For My Tatay

I read somewhere a great quote. The quote said, “I don’t want my children to follow in my footsteps. I want them to take the path next to me and go farther than I ever dreamt possible.” – TO GO FARTHER THAN I EVER DREAMT POSSIBLE. The perfect summation of a parents’ love and dedication, I thought.

Since the day we arrived in this world, we had dreams, hopes, desires, and aspirations. We dreamt of being loved. We hoped to explore the world. We desired to experience life. And we aspired to make something of ourselves. So did our parents.

The day they became parents, Nanay and Tatay, had dreams, hopes, desires and aspirations for each of their children – committing, to what now became, their biggest and deepest dreams while sacrificing their own.

There comes a point, or will be a point, in everyone’s life when we realize that our road and journey on this Earth will one day come to an end. That the path that lies beneath our feet will become the path that guides someone – perhaps our children, our grandchildren, a loved one – to go farther than we ever dreamt possible, to one day reach their own dreams without having to sacrifice too much of themselves.

As we reflect on their lives and their love and honor Tatay’s memory, I am grateful for the sacrifices Nanay and Tatay made. I am grateful for the path they laid beneath their feet. I am grateful for the path they left me. I am grateful for the path I now create. This path is created by stones of humility, kindness, laughter, inspiration, wisdom, compassion, and love. Characteristics they left behind for all of us.

Without Tatay, I know I would not be here.
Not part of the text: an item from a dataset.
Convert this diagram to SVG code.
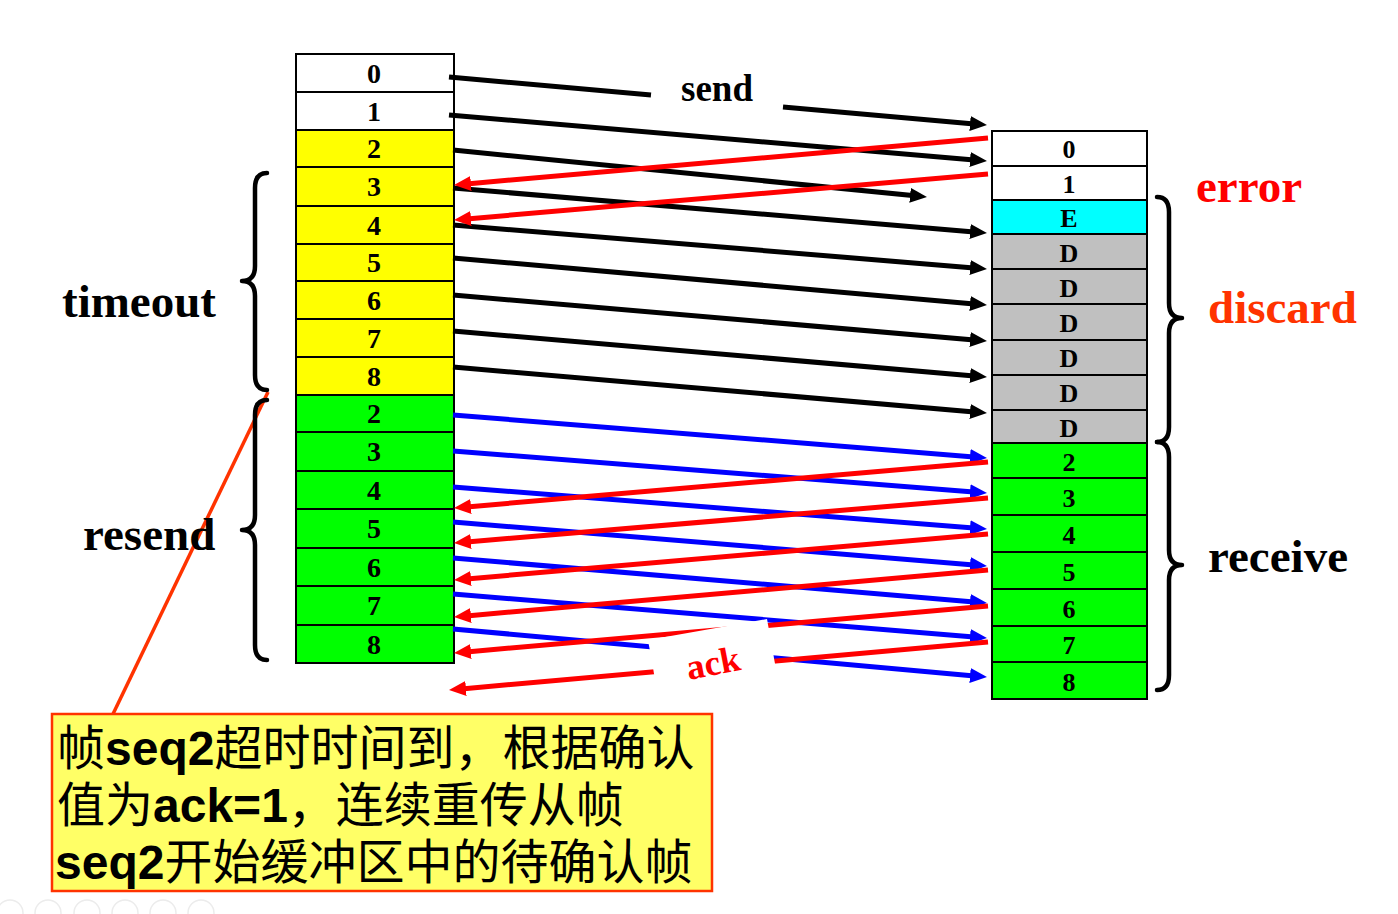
<svg xmlns="http://www.w3.org/2000/svg" width="1398" height="914" viewBox="0 0 1398 914">
<style>
.cell{stroke:#000;stroke-width:2}
.w{fill:#fff}.y{fill:#ffff00}.g{fill:#00ff00}.c{fill:#00ffff}.d{fill:#c0c0c0}
.num{font-family:"Liberation Serif",serif;font-weight:bold;font-size:28px;text-anchor:middle;fill:#000}
.rnum{font-family:"Liberation Serif",serif;font-weight:bold;font-size:26px;text-anchor:middle;fill:#000}
.lbl{font-family:"Liberation Serif",serif;font-weight:bold;font-size:47px}
.blk{stroke:#000;stroke-width:5;fill:none}
.red{stroke:#ff0000;stroke-width:5;fill:none}
.blu{stroke:#0000ff;stroke-width:5;fill:none}
.brace{stroke:#000;stroke-width:4.5;fill:none;stroke-linecap:round;stroke-linejoin:round}
.cn{font-family:"Noto Sans CJK SC",sans-serif;font-size:48px;fill:#000}
.lat{font-family:"Liberation Sans",Arial,sans-serif;font-weight:bold}
</style>
<defs>
<marker id="ab" markerUnits="userSpaceOnUse" markerWidth="18" markerHeight="16" refX="10" refY="7.5" orient="auto"><path d="M0,0 L17,7.5 L0,15 z" fill="#000"/></marker>
<marker id="ar" markerUnits="userSpaceOnUse" markerWidth="18" markerHeight="16" refX="10" refY="7.5" orient="auto"><path d="M0,0 L17,7.5 L0,15 z" fill="#ff0000"/></marker>
<marker id="au" markerUnits="userSpaceOnUse" markerWidth="18" markerHeight="16" refX="10" refY="7.5" orient="auto"><path d="M0,0 L17,7.5 L0,15 z" fill="#0000ff"/></marker>
</defs>
<rect width="1398" height="914" fill="#fff"/>

<g id="sender">
<rect class="cell w" x="296" y="54" width="158" height="38"/><text class="num" x="374" y="83">0</text>
<rect class="cell w" x="296" y="92" width="158" height="38"/><text class="num" x="374" y="121">1</text>
<rect class="cell y" x="296" y="130" width="158" height="37"/><text class="num" x="374" y="158">2</text>
<rect class="cell y" x="296" y="167" width="158" height="39"/><text class="num" x="374" y="196">3</text>
<rect class="cell y" x="296" y="206" width="158" height="38"/><text class="num" x="374" y="235">4</text>
<rect class="cell y" x="296" y="244" width="158" height="37"/><text class="num" x="374" y="272">5</text>
<rect class="cell y" x="296" y="281" width="158" height="38"/><text class="num" x="374" y="310">6</text>
<rect class="cell y" x="296" y="319" width="158" height="38"/><text class="num" x="374" y="348">7</text>
<rect class="cell y" x="296" y="357" width="158" height="38"/><text class="num" x="374" y="386">8</text>
<rect class="cell g" x="296" y="395" width="158" height="37"/><text class="num" x="374" y="423">2</text>
<rect class="cell g" x="296" y="432" width="158" height="39"/><text class="num" x="374" y="461">3</text>
<rect class="cell g" x="296" y="471" width="158" height="38"/><text class="num" x="374" y="500">4</text>
<rect class="cell g" x="296" y="509" width="158" height="39"/><text class="num" x="374" y="538">5</text>
<rect class="cell g" x="296" y="548" width="158" height="38"/><text class="num" x="374" y="577">6</text>
<rect class="cell g" x="296" y="586" width="158" height="39"/><text class="num" x="374" y="615">7</text>
<rect class="cell g" x="296" y="625" width="158" height="38"/><text class="num" x="374" y="654">8</text>
</g>

<g id="receiver">
<rect class="cell w" x="992" y="131" width="155" height="35"/><text class="rnum" x="1069" y="158">0</text>
<rect class="cell w" x="992" y="166" width="155" height="34"/><text class="rnum" x="1069" y="193">1</text>
<rect class="cell c" x="992" y="200" width="155" height="34"/><text class="rnum" x="1069" y="227">E</text>
<rect class="cell d" x="992" y="234" width="155" height="35"/><text class="rnum" x="1069" y="262">D</text>
<rect class="cell d" x="992" y="269" width="155" height="35"/><text class="rnum" x="1069" y="297">D</text>
<rect class="cell d" x="992" y="304" width="155" height="36"/><text class="rnum" x="1069" y="332">D</text>
<rect class="cell d" x="992" y="340" width="155" height="35"/><text class="rnum" x="1069" y="367">D</text>
<rect class="cell d" x="992" y="375" width="155" height="35"/><text class="rnum" x="1069" y="402">D</text>
<rect class="cell d" x="992" y="410" width="155" height="33"/><text class="rnum" x="1069" y="437">D</text>
<rect class="cell g" x="992" y="443" width="155" height="35"/><text class="rnum" x="1069" y="471">2</text>
<rect class="cell g" x="992" y="478" width="155" height="37"/><text class="rnum" x="1069" y="507">3</text>
<rect class="cell g" x="992" y="515" width="155" height="37"/><text class="rnum" x="1069" y="544">4</text>
<rect class="cell g" x="992" y="552" width="155" height="37"/><text class="rnum" x="1069" y="581">5</text>
<rect class="cell g" x="992" y="589" width="155" height="37"/><text class="rnum" x="1069" y="618">6</text>
<rect class="cell g" x="992" y="626" width="155" height="36"/><text class="rnum" x="1069" y="654">7</text>
<rect class="cell g" x="992" y="662" width="155" height="37"/><text class="rnum" x="1069" y="691">8</text>
</g>

<g id="connectors">
<line class="blk" x1="449" y1="77" x2="651" y2="95"/>
<line class="blk" x1="783" y1="107" x2="980" y2="124.4" marker-end="url(#ab)"/>
<line class="blk" x1="449" y1="115" x2="980" y2="160.4" marker-end="url(#ab)"/>
<line class="blk" x1="453" y1="150" x2="920" y2="196.3" marker-end="url(#ab)"/>
<line class="blk" x1="453" y1="188" x2="980" y2="232.4" marker-end="url(#ab)"/>
<line class="blk" x1="453" y1="225" x2="980" y2="268.4" marker-end="url(#ab)"/>
<line class="blk" x1="453" y1="258" x2="980" y2="304.4" marker-end="url(#ab)"/>
<line class="blk" x1="453" y1="295" x2="980" y2="340.4" marker-end="url(#ab)"/>
<line class="blk" x1="453" y1="331" x2="980" y2="376.4" marker-end="url(#ab)"/>
<line class="blk" x1="453" y1="367" x2="980" y2="412.4" marker-end="url(#ab)"/>

<line class="red" x1="988" y1="138" x2="461" y2="184.4" marker-end="url(#ar)"/>
<line class="red" x1="988" y1="174" x2="461" y2="219.4" marker-end="url(#ar)"/>

<line class="blu" x1="453" y1="415" x2="980" y2="457.4" marker-end="url(#au)"/>
<line class="blu" x1="453" y1="451" x2="980" y2="492.4" marker-end="url(#au)"/>
<line class="blu" x1="453" y1="487" x2="980" y2="528.4" marker-end="url(#au)"/>
<line class="blu" x1="453" y1="522" x2="980" y2="565.4" marker-end="url(#au)"/>
<line class="blu" x1="453" y1="558" x2="980" y2="602.4" marker-end="url(#au)"/>
<line class="blu" x1="453" y1="594" x2="980" y2="637.4" marker-end="url(#au)"/>
<line class="blu" x1="453" y1="629" x2="980" y2="676.4" marker-end="url(#au)"/>

<line class="red" x1="988" y1="462" x2="461" y2="507.4" marker-end="url(#ar)"/>
<line class="red" x1="988" y1="498" x2="461" y2="542.4" marker-end="url(#ar)"/>
<line class="red" x1="988" y1="534" x2="461" y2="579.4" marker-end="url(#ar)"/>
<line class="red" x1="988" y1="570" x2="461" y2="616.4" marker-end="url(#ar)"/>
<line class="red" x1="988" y1="606" x2="461" y2="652.4" marker-end="url(#ar)"/>
<line class="red" x1="988" y1="642" x2="456" y2="689.4" marker-end="url(#ar)"/>

<polygon points="648,640 767,619 777,675 658,696" fill="#fff"/>
<line x1="268" y1="392" x2="113" y2="714" stroke="#ff3300" stroke-width="3.5"/>
</g>

<g id="send-label"><text class="lbl" x="717" y="101" style="font-size:37px" text-anchor="middle">send</text></g>
<g id="ack-label"><text x="713" y="675" text-anchor="middle" transform="rotate(-11 713 663)" font-family="Liberation Serif, serif" font-weight="bold" font-size="36" fill="#ff0000">ack</text></g>

<g id="timeout">
<path class="brace" d="M267,173 Q255,173 255,188 L255,266 Q255,281 242,281 Q255,281 255,296 L255,375 Q255,390 267,390"/>
<text class="lbl" x="62" y="317">timeout</text>
</g>
<g id="resend">
<path class="brace" d="M267,400 Q255,400 255,415 L255,515 Q255,530 242,530 Q255,530 255,545 L255,645 Q255,660 267,660"/>
<text class="lbl" x="83" y="550">resend</text>
</g>
<g id="error"><text class="lbl" x="1196" y="202" fill="#ff0000">error</text></g>
<g id="discard">
<path class="brace" d="M1157,197 Q1169,197 1169,212 L1169,303 Q1169,318 1182,318 Q1169,318 1169,333 L1169,427 Q1169,442 1157,442"/>
<text class="lbl" x="1208" y="323" fill="#ff3300">discard</text>
</g>
<g id="receive">
<path class="brace" d="M1157,442 Q1169,442 1169,457 L1169,550 Q1169,565 1182,565 Q1169,565 1169,580 L1169,675 Q1169,690 1157,690"/>
<text class="lbl" x="1208" y="572">receive</text>
</g>

<g id="callout">
<rect x="52" y="714" width="660" height="177" fill="#ffff66" stroke="#ff3300" stroke-width="2.5"/>
<text class="cn" x="57" y="765">帧<tspan class="lat">seq2</tspan>超时时间到，根据确认</text>
<text class="cn" x="57" y="822">值为<tspan class="lat">ack=1</tspan>，连续重传从帧</text>
<text class="cn" x="55" y="879"><tspan class="lat">seq2</tspan>开始缓冲区中的待确认帧</text>
</g>

<g id="toolbar" fill="none" stroke="#ececec" stroke-width="1.5">
<circle cx="10" cy="913" r="13"/>
<circle cx="48" cy="913" r="13"/>
<circle cx="87" cy="913" r="13"/>
<circle cx="125" cy="913" r="13"/>
<circle cx="163" cy="913" r="13"/>
<circle cx="201" cy="913" r="13"/>
</g>
</svg>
My mom would not have come to America and my dad would not have met my mom. I would not have been born. At a young age, I understood that fact. Mainly because my mom would never let me forget, always saying “Without us, you wouldn’t be here.” I remember one afternoon, Tatay and Nanay were sorting through papers, photographs and other nick knacks in their room. I was working on a genealogy project for grade school and had to gather information as far back as my great grandparents. I was on a mission to fill in all the blank boxes. As I sat there, grinding them on date of births and places of birth, Tatay came across some old, faded yellow, crinkled paper. That piece of paper and the ones following it were his old military correspondence. I sat there, in their room, just watching him read them and put them away, listening to them talk about WWII and how they came to America. When I left the room, I knew I experienced something amazing.
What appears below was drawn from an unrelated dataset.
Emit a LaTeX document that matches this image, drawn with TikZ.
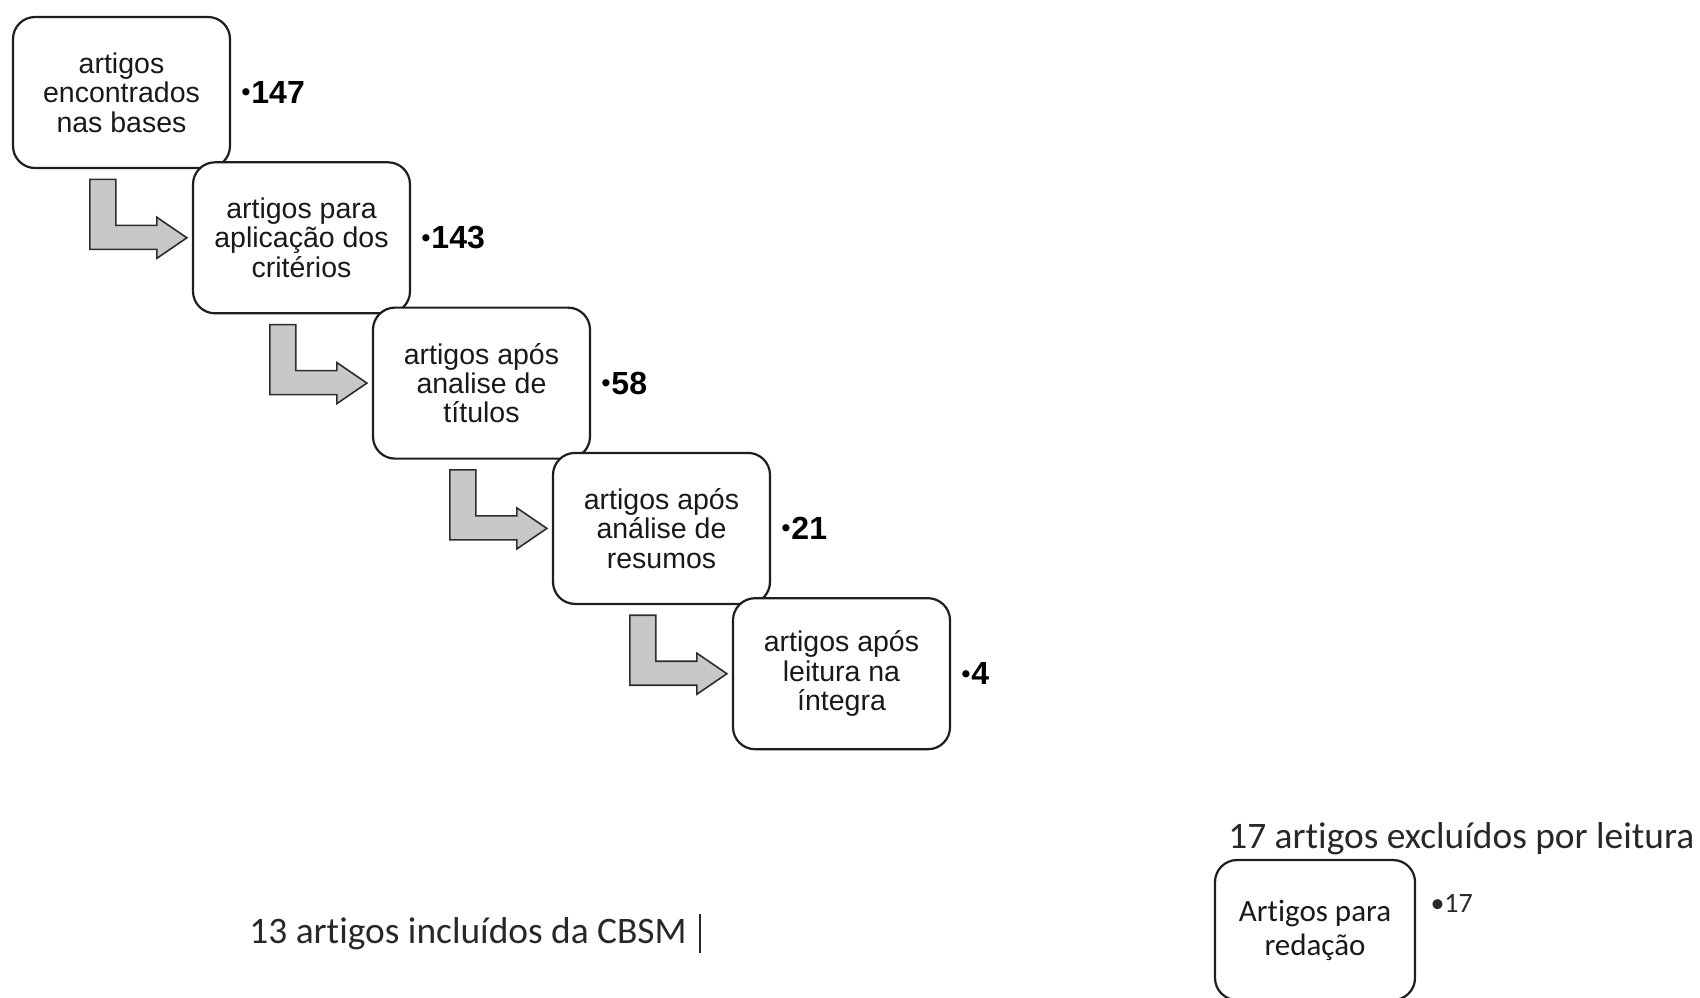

Weeks ago, I volunteered for an organization advocating for the Asian American immigrant community. [We were meeting with legislative counsels and aids of Congress members, asking for the current immigration debate to include shorter wait lines and faster family reunifications.] I wasn’t planning on sharing our story – of how I came to be by way of the Philippines, by way of my grandparents, by way of a veteran. But the story itself is significant and should be shared. So I told it. I told it to a man, with a thick southern accent. I shared Tatay’s story. I shared Nanay’s story. I shared our story as immigrants, as a large family, and as people. As I spoke, I became even more appreciative of all the sacrifices, love, and memories I have of my Nanay and Tatay. I can only hope that when I left the room, that man with the southern accent had experienced something as amazing as the day I listened to Nanay and Tatay years ago talking about their lives and journey to the US.
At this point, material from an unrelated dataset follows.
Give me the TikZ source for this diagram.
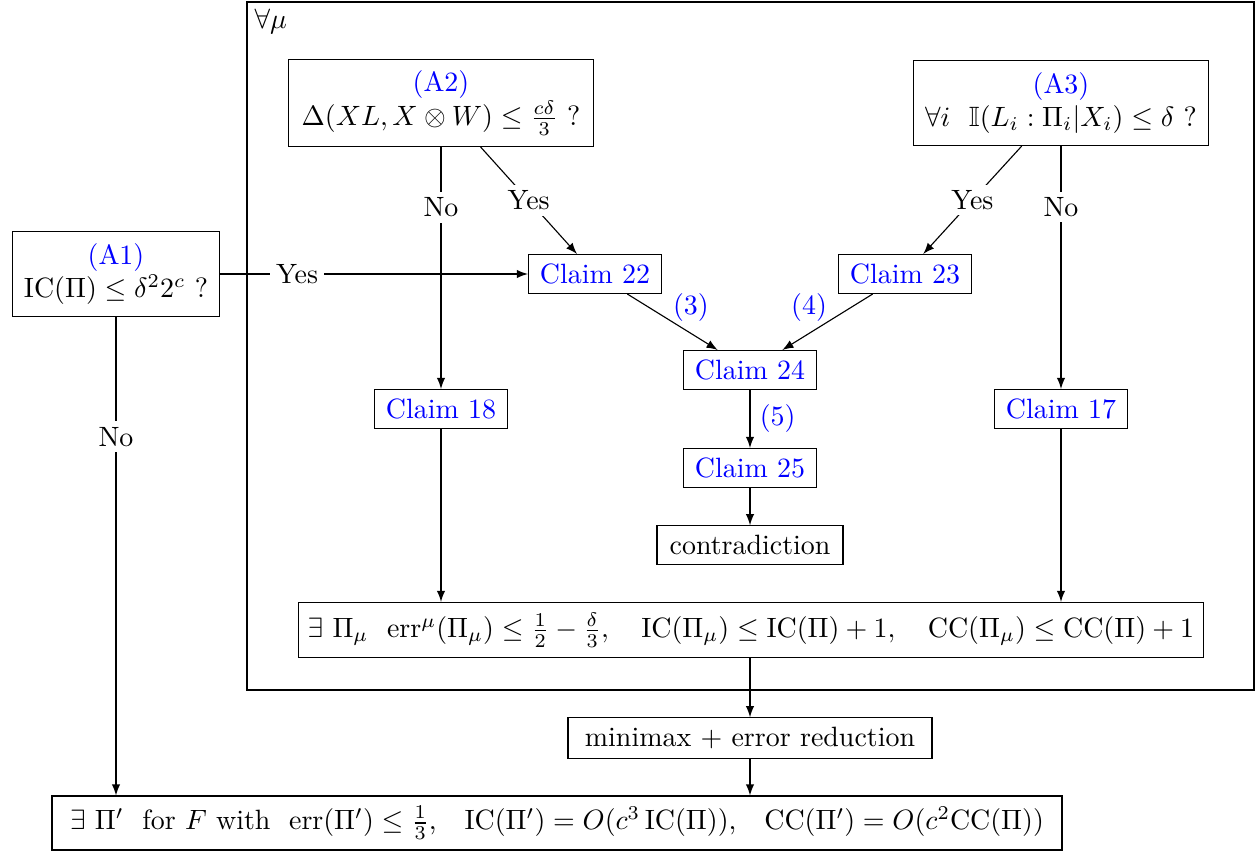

It is important for us to never forget that the path we are on – the road we travel on in this mortal world – was made possible by those that paved the way before us. Our parents, our grandparents, our great-grandparents, those deeply rooted in our family tree. Honor those sacrifices. Honor their footsteps. Honor them each and every day. Dedicate yourself to go farther than they ever dreamt possible. Dedicate yourself to help the next generation go farther than you ever dream possible. I know Tatay and Nanay would want it that way.

Thank you Tatay. Thank you Nanay. Continue to keep each other company until we meet again one day.